人生においてほんとうに意味のあるものを探求する著者は、この世のあらゆることを観察し、考察していますが、9節では、「欲望のひとり歩き」と言っています。欲望というのは悪く言われることが多いですが、本来は、生きるために、あるいは、成長するために必要なものを求める本能で、神の賜物だと思います。そうだとすれば、求めるものを得れば、満足して、静まればよいのですが、必要とは関係なしにひとり歩きするところが、大問題です。

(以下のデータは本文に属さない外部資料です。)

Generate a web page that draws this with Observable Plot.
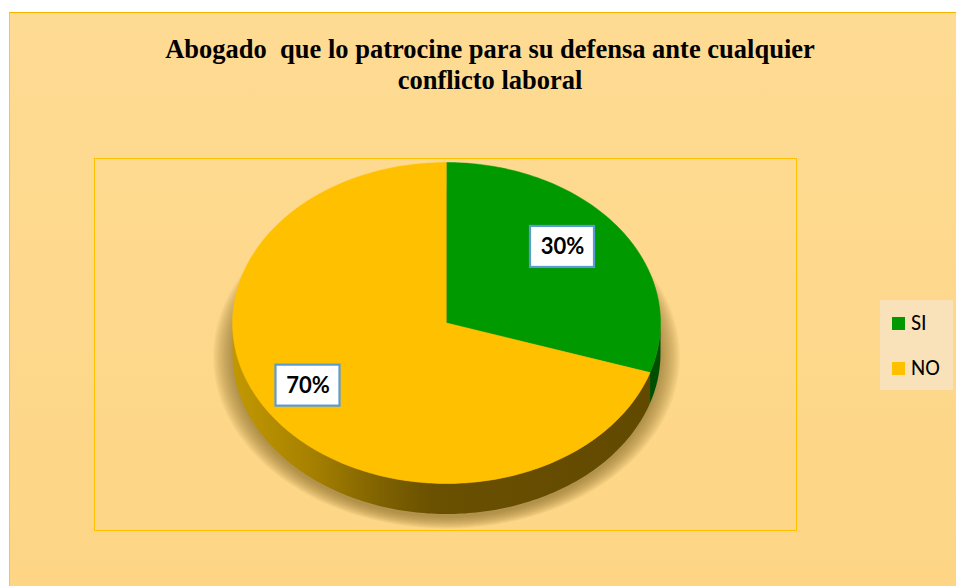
<!DOCTYPE html>
<html>
<head>
<meta charset="utf-8">
<script src="https://cdn.jsdelivr.net/npm/d3@7"></script>
<script src="https://cdn.jsdelivr.net/npm/@observablehq/plot@0.6"></script>
<style>
  html, body { margin: 0; padding: 0; background: #ffffff; width: 956px; height: 586px; overflow: hidden; }
  #chart { position: absolute; left: 9px; top: 12px; width: 960px; height: 590px;
           background: linear-gradient(180deg, #fedb93 0%, #fdd585 100%);
           border-top: 1.5px solid #f3b500; border-left: 1px solid #f6c24a; }
  #title { position: absolute; left: 9px; top: 34px; width: 962px; text-align: center;
           font-family: "Liberation Serif", "Times New Roman", serif; font-weight: bold;
           font-size: 26.5px; line-height: 31px; color: #000; white-space: pre; }
  #plotbox { position: absolute; left: 94px; top: 158px; width: 701px; height: 371px;
             border: 1.5px solid #ffc000; }
  #plot { position: absolute; left: 94px; top: 158px; }
  #legend { position: absolute; left: 880px; top: 300px; width: 73px; height: 90px; background: #f9e2ba; }
  .li { position: absolute; left: 12px; font-family: Carlito, Lato, "Open Sans", sans-serif; color: #000; }
  .sw { position: absolute; left: 0; top: 5px; width: 13px; height: 13px; }
  .lt { position: absolute; left: 19px; top: -1px; line-height: 24px; font-size: 22px; white-space: nowrap; }
</style>
</head>
<body>
<div id="chart"></div>
<div id="title">Abogado  que lo patrocine para su defensa ante cualquier
conflicto laboral</div>
<div id="plotbox"></div>
<div id="plot"></div>
<div id="legend"></div>
<script>
// ---- data ----
const categories = ["SI", "NO"];
const values = [30, 70];
const labels = ["30%", "70%"];
const topColors = ["#009900", "#ffc000"];
const sideColors = ["#004f00", "url(#sideGrad)"];

// ---- geometry (unit pie, y up) ----
const depth = 0.19;
const pie = d3.pie().sort(null).value(d => d)(values);
const TAU = Math.PI * 2;
const pt = (a, dy = 0) => [Math.sin(a), Math.cos(a) - dy];

// top faces
const topPts = [];
pie.forEach((s, i) => {
  const n = Math.max(8, Math.ceil((s.endAngle - s.startAngle) / (Math.PI / 180)));
  topPts.push({k: "t" + i, x: 0, y: 0});
  for (let j = 0; j <= n; j++) {
    const a = s.startAngle + (s.endAngle - s.startAngle) * j / n;
    const [x, y] = pt(a);
    topPts.push({k: "t" + i, x, y});
  }
});

// side wall (visible front half: angles between 90° and 270°)
const sideMarks = [];
pie.forEach((s, i) => {
  const a0 = Math.max(s.startAngle, Math.PI / 2);
  const a1 = Math.min(s.endAngle, 3 * Math.PI / 2);
  if (a1 <= a0) return;
  const n = Math.max(4, Math.ceil((a1 - a0) / (Math.PI / 180)));
  const pts = [];
  for (let j = 0; j <= n; j++) { const [x, y] = pt(a0 + (a1 - a0) * j / n); pts.push({x, y}); }
  for (let j = n; j >= 0; j--) { const [x, y] = pt(a0 + (a1 - a0) * j / n, depth); pts.push({x, y}); }
  sideMarks.push(Plot.line(pts, {x: "x", y: "y", fill: sideColors[i], stroke: "none", curve: "linear"}));
});

// soft shadow under the pie: stacked translucent ellipses
const shadowPts = [];
const layers = 12;
for (let k = 0; k < layers; k++) {
  const t = k / (layers - 1);
  const rx = 1.09 - 0.09 * t, ry = 1.07 - 0.07 * t;
  for (let j = 0; j <= 120; j++) {
    const a = TAU * j / 120;
    shadowPts.push({k, x: rx * Math.sin(a), y: ry * Math.cos(a) - depth - 0.02});
  }
}

// labels
const labelR = [0.67, 0.8];
const labelData = pie.map((s, i) => {
  const m = (s.startAngle + s.endAngle) / 2;
  return {x: labelR[i] * Math.sin(m), y: labelR[i] * Math.cos(m) + 0.08, text: labels[i]};
});
const hw = 32 / 214, hh = 20.5 / 160.5;

const W = 703, H = 373;
const plot = Plot.plot({
  width: W, height: H,
  margin: 0,
  style: {background: "transparent", overflow: "visible"},
  x: {domain: [-352 / 214, (W - 352) / 214], axis: null},
  y: {domain: [-(H - 164.5) / 160.5, 164.5 / 160.5], axis: null},
  marks: [
    Plot.line(shadowPts, {x: "x", y: "y", z: "k", fill: "#8a6a22", fillOpacity: 0.075, stroke: "none", curve: "linear"}),
    ...sideMarks,
    ...pie.map((s, i) => Plot.line(topPts.filter(d => d.k === "t" + i), {x: "x", y: "y", fill: topColors[i], stroke: topColors[i], strokeWidth: 0.5, curve: "linear"})),
    Plot.rect(labelData, {x1: d => d.x - hw, x2: d => d.x + hw, y1: d => d.y - hh, y2: d => d.y + hh, fill: "#ffffff", stroke: "#5b9bd5", strokeWidth: 2.2}),
    Plot.text(labelData, {x: "x", y: "y", text: "text", fill: "#000", fontSize: 22, fontWeight: "bold", fontFamily: "Lato, 'Open Sans', sans-serif"})
  ]
});
document.getElementById("plot").appendChild(plot);

// gradient for the side wall
const svg = d3.select(plot);
const defs = svg.insert("defs", ":first-child");
const g = defs.append("linearGradient").attr("id", "sideGrad").attr("x1", "0").attr("x2", "1").attr("y1", "0").attr("y2", "0");
[[0, "#c29800"], [0.18, "#a88200"], [0.36, "#7e6100"], [0.48, "#6a5000"], [1, "#614900"]]
  .forEach(([o, c]) => g.append("stop").attr("offset", o).attr("stop-color", c));

// legend
const legend = document.getElementById("legend");
const tops = [12, 57];
categories.forEach((c, i) => {
  const row = document.createElement("div");
  row.className = "li";
  row.style.top = tops[i] + "px";
  row.innerHTML = `<div class="sw" style="background:${topColors[i]}"></div><div class="lt">${c}</div>`;
  legend.appendChild(row);
});
</script>
</body>
</html>
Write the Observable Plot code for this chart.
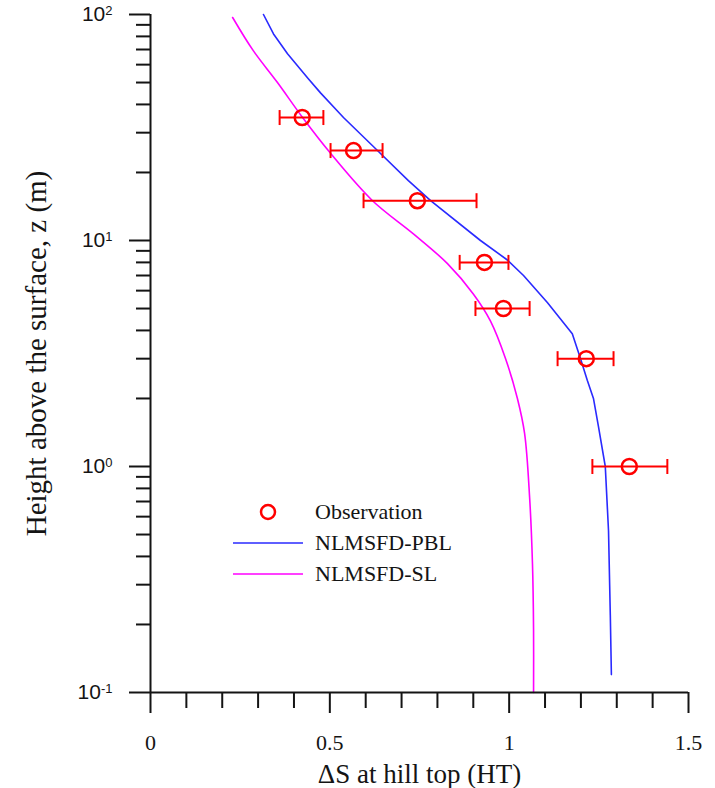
<!DOCTYPE html>
<html>
<head>
<meta charset="utf-8">
<script src="https://cdn.jsdelivr.net/npm/d3@7"></script>
<script src="https://cdn.jsdelivr.net/npm/@observablehq/plot@0.6"></script>
<style>
  html, body { margin: 0; padding: 0; background: #fff; }
  #wrap { position: relative; width: 715px; height: 788px; overflow: hidden; }
  #legend { position: absolute; left: 0; top: 0; pointer-events: none; }
</style>
</head>
<body>
<div id="wrap"></div>
<script>
// Observations (z in m, ΔS with error range)
const obsZ  = [35, 25, 15, 8, 5, 3, 1];
const obsX  = [0.423, 0.566, 0.744, 0.931, 0.984, 1.215, 1.335];
const obsLo = [0.360, 0.502, 0.594, 0.862, 0.906, 1.135, 1.232];
const obsHi = [0.482, 0.647, 0.909, 0.998, 1.057, 1.291, 1.441];

// NLMSFD-PBL model profile
const pblZ = [100, 82, 67, 52, 45, 35, 26, 18.4, 15, 10, 8.2, 7.0, 5.3, 3.87, 3.0, 2.4, 2.0, 1.5, 1.0, 0.52, 0.22, 0.12];
const pblX = [0.315, 0.343, 0.382, 0.440, 0.474, 0.538, 0.622, 0.719, 0.781, 0.920, 0.995, 1.040, 1.107, 1.176, 1.199, 1.218, 1.235, 1.249, 1.268, 1.277, 1.282, 1.285];

// NLMSFD-SL model profile
const slZ = [97, 69, 50, 35, 24.3, 15, 10.7, 7.9, 5.8, 4.4, 3.0, 2.0, 1.4, 0.73, 0.37, 0.19, 0.1];
const slX = [0.229, 0.287, 0.354, 0.424, 0.502, 0.619, 0.733, 0.828, 0.900, 0.948, 0.990, 1.023, 1.043, 1.057, 1.065, 1.068, 1.068];

// Axis ticks
const xMajor = [0, 0.5, 1, 1.5];
const xMinor = [0.1, 0.2, 0.3, 0.4, 0.6, 0.7, 0.8, 0.9, 1.1, 1.2, 1.3, 1.4];
const yMajor = [0.1, 1, 10, 100];
const yMajorBase = ["10", "10", "10", "10"];
const yMajorExp = ["-1", "0", "1", "2"];
const yMinor = [0.2,0.3,0.4,0.5,0.6,0.7,0.8,0.9, 2,3,4,5,6,7,8,9, 20,30,40,50,60,70,80,90];

const seriesNames = ["Observation", "NLMSFD-PBL", "NLMSFD-SL"];
const seriesColors = ["#ff0000", "#2a2aff", "#ff00ff"];

const obs = obsZ.map((z, i) => ({z, x: obsX[i], lo: obsLo[i], hi: obsHi[i]}));
const pbl = pblZ.map((z, i) => ({z, x: pblX[i]}));
const sl = slZ.map((z, i) => ({z, x: slX[i]}));

const capSymbol = {
  draw(ctx, size) {
    const r = Math.sqrt(size / Math.PI);
    ctx.moveTo(0, -r);
    ctx.lineTo(0, r);
  }
};

const SERIF = "'Liberation Serif', 'Times New Roman', serif";
const SANS = "'Liberation Sans', Arial, sans-serif";
const INK = "#141414";

const chart = Plot.plot({
  width: 715,
  height: 788,
  marginLeft: 150,
  marginRight: 27,
  marginTop: 14,
  marginBottom: 96,
  style: { fontFamily: SERIF, fontSize: "22px", color: INK, background: "transparent" },
  x: { domain: [0, 1.5] },
  y: { type: "log", domain: [0.1, 100] },
  marks: [
    // model lines
    Plot.line(sl, { x: "x", y: "z", stroke: seriesColors[2], strokeWidth: 1.6, curve: "catmull-rom" }),
    Plot.line(pbl, { x: "x", y: "z", stroke: seriesColors[1], strokeWidth: 1.6 }),
    // error bars
    Plot.link(obs, { x1: "lo", x2: "hi", y1: "z", y2: "z", stroke: seriesColors[0], strokeWidth: 2 }),
    Plot.dot(obs, { x: "lo", y: "z", r: 7.5, symbol: capSymbol, stroke: seriesColors[0], strokeWidth: 2 }),
    Plot.dot(obs, { x: "hi", y: "z", r: 7.5, symbol: capSymbol, stroke: seriesColors[0], strokeWidth: 2 }),
    // observation circles
    Plot.dot(obs, { x: "x", y: "z", r: 7.5, stroke: seriesColors[0], strokeWidth: 2.5 }),
    // axes lines
    Plot.ruleX([0], { stroke: INK, strokeWidth: 2 }),
    Plot.ruleY([0.1], { stroke: INK, strokeWidth: 2 }),
    // x axis
    Plot.axisX({ ticks: xMajor, tickSize: 21, tickPadding: 21, strokeWidth: 2, stroke: INK,
      tickFormat: d => String(d), label: null, fontSize: 22 }),
    Plot.axisX({ ticks: xMinor, tickSize: 16, strokeWidth: 2, stroke: INK, tickFormat: () => "", label: null }),
    // y axis
    Plot.axisY({ ticks: yMajor, tickSize: 21, tickPadding: 17, strokeWidth: 2, stroke: INK,
      tickFormat: d => yMajorBase[yMajor.indexOf(d)] + "|" + yMajorExp[yMajor.indexOf(d)], label: null,
      fontFamily: SANS, fontSize: 21 }),
    Plot.axisY({ ticks: yMinor, tickSize: 14, strokeWidth: 2, stroke: INK, tickFormat: () => "", label: null }),
    // axis titles
    Plot.axisX({ ticks: [], label: "\u0394S at hill top (HT)", labelAnchor: "center", labelArrow: "none", labelOffset: 90, tickSize: 0, fontSize: 27 }),
    Plot.axisY({ ticks: [], label: "Height above the surface, z (m)", labelAnchor: "center", labelArrow: "none", labelOffset: 125, tickSize: 0, fontSize: 29 })
  ]
});

const wrap = document.getElementById("wrap");
wrap.appendChild(chart);

// turn "10|e" labels into base + superscript
d3.select(chart).selectAll("text").each(function() {
  const t = this.textContent;
  if (t.includes("|")) {
    const [b, e] = t.split("|");
    const sel = d3.select(this);
    sel.text(null);
    sel.append("tspan").text(b);
    sel.append("tspan").attr("dy", "-0.45em").attr("font-size", "13px").text(e);
  }
});

// Legend overlay
const leg = d3.select(wrap).append("svg")
  .attr("id", "legend")
  .attr("width", 715).attr("height", 788)
  .style("font-family", SERIF).style("font-size", "22px");
const lx = 233, lw = 70, tx = 315, ly0 = 512, dy = 31;
seriesNames.forEach((name, i) => {
  const cy = ly0 + i * dy;
  if (i === 0) {
    leg.append("circle").attr("cx", lx + lw / 2).attr("cy", cy).attr("r", 7)
      .attr("fill", "none").attr("stroke", seriesColors[0]).attr("stroke-width", 2.5);
  } else {
    leg.append("line").attr("x1", lx).attr("x2", lx + lw).attr("y1", cy).attr("y2", cy)
      .attr("stroke", seriesColors[i]).attr("stroke-width", 1.6);
  }
  leg.append("text").attr("x", tx).attr("y", cy).attr("dy", "0.32em")
    .attr("fill", INK).text(name);
});
</script>
</body>
</html>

たとえば、7節では、「人の労苦はみな、自分の口のためである。しかし、その食欲は決して満たされない」と言います。食欲は人が体に必要な栄養を摂るためのもので、食欲によって、人は食べ物を求め、働き、労苦もいといません。そうだとすれば、適度に食べて栄養を摂れれば、満足すればよいのですが、食欲は決して満たされないと言うのです。たしかに、十分食べても、もっと食べたい、もっとおいしい物を食べたいと思うのではないでしょうか。これは欲望のひとり歩きです。また、たとえば、3節では、「もし人が百人の子どもを持ち、彼の年が多くなっても、彼が良き物に満足することがなかったなら」と言います。百人の子どもを持つということは、相当裕福だということで、お金、子宝、長寿と、幸福が三拍子そろった人なのですが、本人は自分の境遇に満足していないと言うのです。これも欲望のひとり歩きです。このように、欲望がひとり歩きすると、いつも物足りなさを感じ、満たされない思いを持つようになり、幸せを感じることができません。

欲望がひとり歩きするのは、人の内で欲望が主人となっていて、欲望に支配されているからです。パウロはエペソ人への手紙2章3節で、「かつては自分の肉の欲のままに生き、肉と心の望むことを行っていました」と言います。しかし、「あわれみ豊かな神は、背きの中に死んでいた私たちを、キリストとともに生かしてくださいました」と言います。キリストを信じる人は聖霊によって新しく生まれ、キリストを主人とし、もはや欲望に支配されていません。その上で、パウロはローマ人への手紙6章12節で、「ですから、からだを罪に支配させて、欲望に従ってはいけません」と勧めるのです。